## YOUR OBJECTIVE
Transcribe each line of the material as it is, and drop any picture.

(Lines of data)

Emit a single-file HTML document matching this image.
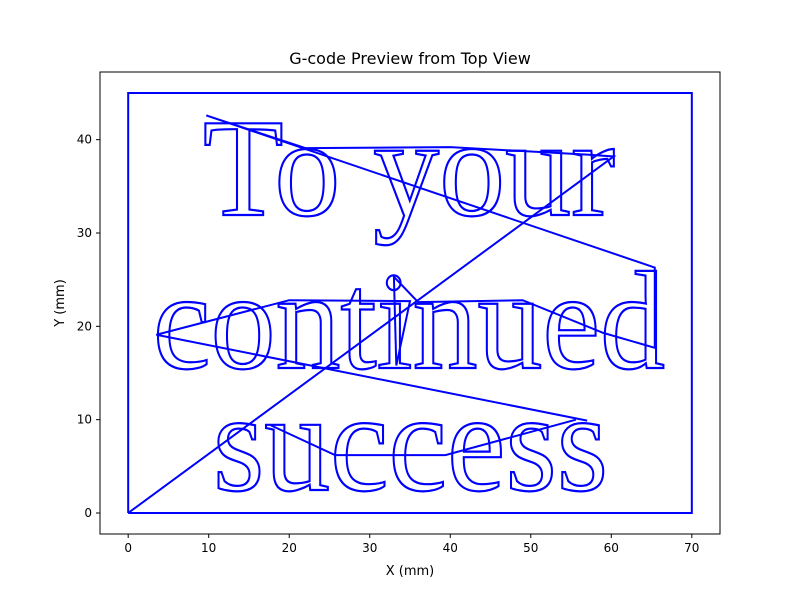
<!DOCTYPE html>
<html><head><meta charset="utf-8"><style>
body{margin:0;background:#fff;}
svg{display:block;font-family:"DejaVu Sans","Liberation Sans",sans-serif;}
</style></head><body>
<svg id="chart" width="800" height="600" viewBox="0 0 800 600">
<rect width="800" height="600" fill="#fff"/>
<text x="410" y="64" font-size="16" text-anchor="middle" fill="#000">G-code Preview from Top View</text>
<g id="plot"></g>
<g id="letters">
<text x="203" y="215" font-family="Liberation Serif, serif" font-size="140" fill="none" stroke="#0000ff" stroke-width="2.2" textLength="412" lengthAdjust="spacingAndGlyphs">To your</text>
<text x="153" y="368" font-family="Liberation Serif, serif" font-size="140" fill="none" stroke="#0000ff" stroke-width="2.2" textLength="512" lengthAdjust="spacingAndGlyphs">continued</text>
<text x="213" y="490" font-family="Liberation Serif, serif" font-size="142" fill="none" stroke="#0000ff" stroke-width="2.2" textLength="395" lengthAdjust="spacingAndGlyphs">success</text>
</g>
<text x="410" y="575" font-size="13" text-anchor="middle">X (mm)</text>
<text x="0" y="0" font-size="13" text-anchor="middle" transform="translate(64,303) rotate(-90)">Y (mm)</text>
</svg>
<script>
const xTicks=[0,10,20,30,40,50,60,70];
const yTicks=[0,10,20,30,40];
const borderX=[0,0,70,70,0];
const borderY=[0,45,45,0,0];
const travelX=[0,60.3,57,40,22,9.7,65.4,65.4,59,49,36,33,33.3,35,20,3.5,57];
const travelY=[0,38.2,38.4,39.2,39.1,42.6,26.3,17.7,19.3,22.8,22.6,25.3,15.8,22.7,22.8,19.1,9.9];
const bottomX=[17.7,25.7,39.4,55.6];
const bottomY=[9.4,6.2,6.2,10];
const L=100,R=720,T=72,B=534,xmin=-3.5,xmax=73.5,ymin=-2.25,ymax=47.25;
const sx=v=>L+(v-xmin)/(xmax-xmin)*(R-L);
const sy=v=>B-(v-ymin)/(ymax-ymin)*(B-T);
const NS="http://www.w3.org/2000/svg";
const g=document.getElementById('plot');
function mk(t,a){const e=document.createElementNS(NS,t);for(const k in a)e.setAttribute(k,a[k]);return e;}
function poly(xs,ys,name){
 const p=mk('polyline',{points:xs.map((x,i)=>sx(x)+','+sy(ys[i])).join(' '),fill:'none',stroke:'#0000ff','stroke-width':2});
 
 
 g.appendChild(p);
}
poly(borderX,borderY,'border-path');
poly(travelX,travelY,'travel-path');
poly(bottomX,bottomY,'bottom-travel-path');
const frame=mk('rect',{x:L,y:T,width:R-L,height:B-T,fill:'none',stroke:'#000','stroke-width':1});


g.appendChild(frame);
xTicks.forEach(v=>{
 const t=mk('line',{x1:sx(v),x2:sx(v),y1:B,y2:B+4,stroke:'#000'});
 
 
 g.appendChild(t);
 const l=mk('text',{x:sx(v),y:B+18,'font-size':12,'text-anchor':'middle'});l.textContent=v;
 
 
 g.appendChild(l);
});
yTicks.forEach(v=>{
 const t=mk('line',{x1:L-4,x2:L,y1:sy(v),y2:sy(v),stroke:'#000'});
 
 
 g.appendChild(t);
 const l=mk('text',{x:L-8,y:sy(v)+4,'font-size':12,'text-anchor':'end'});l.textContent=v;
 
 
 g.appendChild(l);
});
</script>
</body></html>
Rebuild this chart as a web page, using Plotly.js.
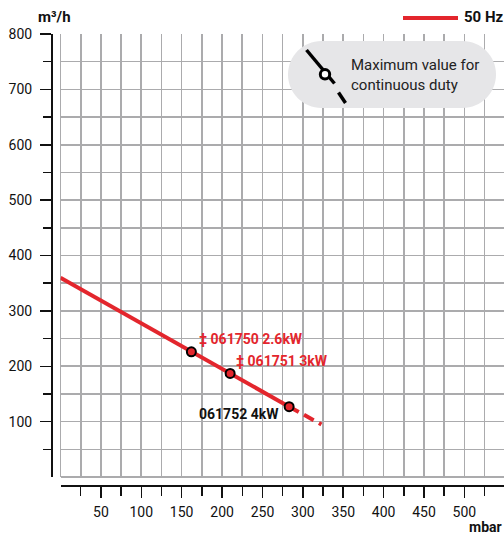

## REPLY
Emit a single-file HTML document matching this image.
<!DOCTYPE html>
<html><head><meta charset="utf-8"><style>
body{margin:0;background:#fff;}
svg{display:block;font-family:"DejaVu Sans","Liberation Sans",sans-serif;}
</style></head><body>
<svg id="chart" width="800" height="600" viewBox="0 0 800 600">
<rect width="800" height="600" fill="#fff"/>
<text x="410" y="64" font-size="16" text-anchor="middle" fill="#000">G-code Preview from Top View</text>
<g id="plot"></g>
<g id="letters">
<text x="203" y="215" font-family="Liberation Serif, serif" font-size="140" fill="none" stroke="#0000ff" stroke-width="2.2" textLength="412" lengthAdjust="spacingAndGlyphs">To your</text>
<text x="153" y="368" font-family="Liberation Serif, serif" font-size="140" fill="none" stroke="#0000ff" stroke-width="2.2" textLength="512" lengthAdjust="spacingAndGlyphs">continued</text>
<text x="213" y="490" font-family="Liberation Serif, serif" font-size="142" fill="none" stroke="#0000ff" stroke-width="2.2" textLength="395" lengthAdjust="spacingAndGlyphs">success</text>
</g>
<text x="410" y="575" font-size="13" text-anchor="middle">X (mm)</text>
<text x="0" y="0" font-size="13" text-anchor="middle" transform="translate(64,303) rotate(-90)">Y (mm)</text>
</svg>
<script>
const xTicks=[0,10,20,30,40,50,60,70];
const yTicks=[0,10,20,30,40];
const borderX=[0,0,70,70,0];
const borderY=[0,45,45,0,0];
const travelX=[0,60.3,57,40,22,9.7,65.4,65.4,59,49,36,33,33.3,35,20,3.5,57];
const travelY=[0,38.2,38.4,39.2,39.1,42.6,26.3,17.7,19.3,22.8,22.6,25.3,15.8,22.7,22.8,19.1,9.9];
const bottomX=[17.7,25.7,39.4,55.6];
const bottomY=[9.4,6.2,6.2,10];
const L=100,R=720,T=72,B=534,xmin=-3.5,xmax=73.5,ymin=-2.25,ymax=47.25;
const sx=v=>L+(v-xmin)/(xmax-xmin)*(R-L);
const sy=v=>B-(v-ymin)/(ymax-ymin)*(B-T);
const NS="http://www.w3.org/2000/svg";
const g=document.getElementById('plot');
function mk(t,a){const e=document.createElementNS(NS,t);for(const k in a)e.setAttribute(k,a[k]);return e;}
function poly(xs,ys,name){
 const p=mk('polyline',{points:xs.map((x,i)=>sx(x)+','+sy(ys[i])).join(' '),fill:'none',stroke:'#0000ff','stroke-width':2});
 
 
 g.appendChild(p);
}
poly(borderX,borderY,'border-path');
poly(travelX,travelY,'travel-path');
poly(bottomX,bottomY,'bottom-travel-path');
const frame=mk('rect',{x:L,y:T,width:R-L,height:B-T,fill:'none',stroke:'#000','stroke-width':1});


g.appendChild(frame);
xTicks.forEach(v=>{
 const t=mk('line',{x1:sx(v),x2:sx(v),y1:B,y2:B+4,stroke:'#000'});
 
 
 g.appendChild(t);
 const l=mk('text',{x:sx(v),y:B+18,'font-size':12,'text-anchor':'middle'});l.textContent=v;
 
 
 g.appendChild(l);
});
yTicks.forEach(v=>{
 const t=mk('line',{x1:L-4,x2:L,y1:sy(v),y2:sy(v),stroke:'#000'});
 
 
 g.appendChild(t);
 const l=mk('text',{x:L-8,y:sy(v)+4,'font-size':12,'text-anchor':'end'});l.textContent=v;
 
 
 g.appendChild(l);
});
</script>
</body></html>
Rebuild this chart as a web page, using Plotly.js.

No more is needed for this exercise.